Toute la difficulté consiste à simuler les effets des mécanismes pouvant correspondre aux objectifs fixés, compte tenu de leurs avantages fiscaux et sociaux. Et de voir dans quels cas le salarié actionnaire pourrait gagner ou perdre de l’argent, afin d’ajuster au mieux tous les paramètres.

Évidemment, l’opération se corse à l’international : « 300 euros d’abondement n’ont pas le même poids en France et au Vietnam, et les taxes sont fonction de chaque pays, pointe Olivier de Fontenay.
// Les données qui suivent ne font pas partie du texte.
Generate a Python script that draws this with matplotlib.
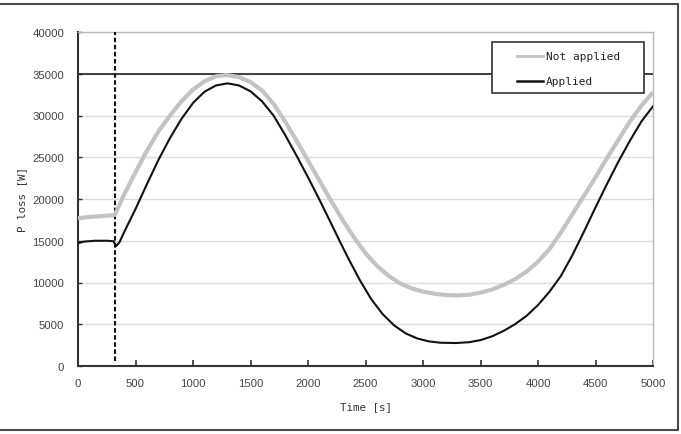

Mais on essaie généralement de répliquer les règles françaises, afin que tous les salariés bénéficient des mêmes avantages, souvent par le biais de mécanismes similaires ou approchants. »

Plusieurs options

En dehors des mécanismes particuliers de stock-options et de bons de souscription de parts de créateur d’entreprise (BSPCE), l’actionnariat salarié peut prendre différentes formes : attribution gratuite d’actions (AGA), généralement assortie de conditions de performance et dont la loi Macron a récemment allégé la fiscalité et les modalités d’acquisition ; rachat d’actions existantes auprès des actionnaires majoritaires ; souscription à une augmentation de capital.

L’intégration dans un plan d’épargne entreprise (PEE) permet d’avoir des conditions d’achat plus favorables, via la décote et l’abondement, et de bénéficier des avantages fiscaux et sociaux qui lui sont attachés. « Mais, en dehors de cette enveloppe du PEE, les cessions de titres doivent se faire en valeur vénale, donc sans décote », prévient Bruno Érard, avocat fiscaliste membre du GIE Capital Ingenium.

(1) En moyenne, les salariés (hors dirigeants) du CAC 40 et du Next 80 détiennent respectivement 3,9 % et 1,8 % du capital de leur entreprise, le taux de détention étant de 1,6 % en Europe (source : FEAS-Eres, étude sur l’actionnariat salarié 2015).

(2) Sondage OpinionWay pour BDO France et Eres, mené par téléphone entre novembre 2015 et janvier 2016 auprès de 700 entreprises, l’échantillon étant pondéré pour être représentatif de l’univers des entreprises françaises de 20 à 1 000 salariés.

* Les fonds communs de placement d’entreprise (FCPE) d’actionnariat salarié sont investis en titres de l’entreprise à plus du tiers de leur actif (article L. 214-165 du Code monétaire et financier). Dans le cas du non-coté, « la préoccupation de limiter le risque d’impossibilité pour des salariés de céder leurs actions a conduit le législateur à imposer – à défaut d’un mécanisme de garantie de rachat – le maintien d’au moins un tiers de l’actif sous forme de titres liquides », précise le Guide 2015-2016 de l’épargne et de l’actionnaire salarié de la FAS.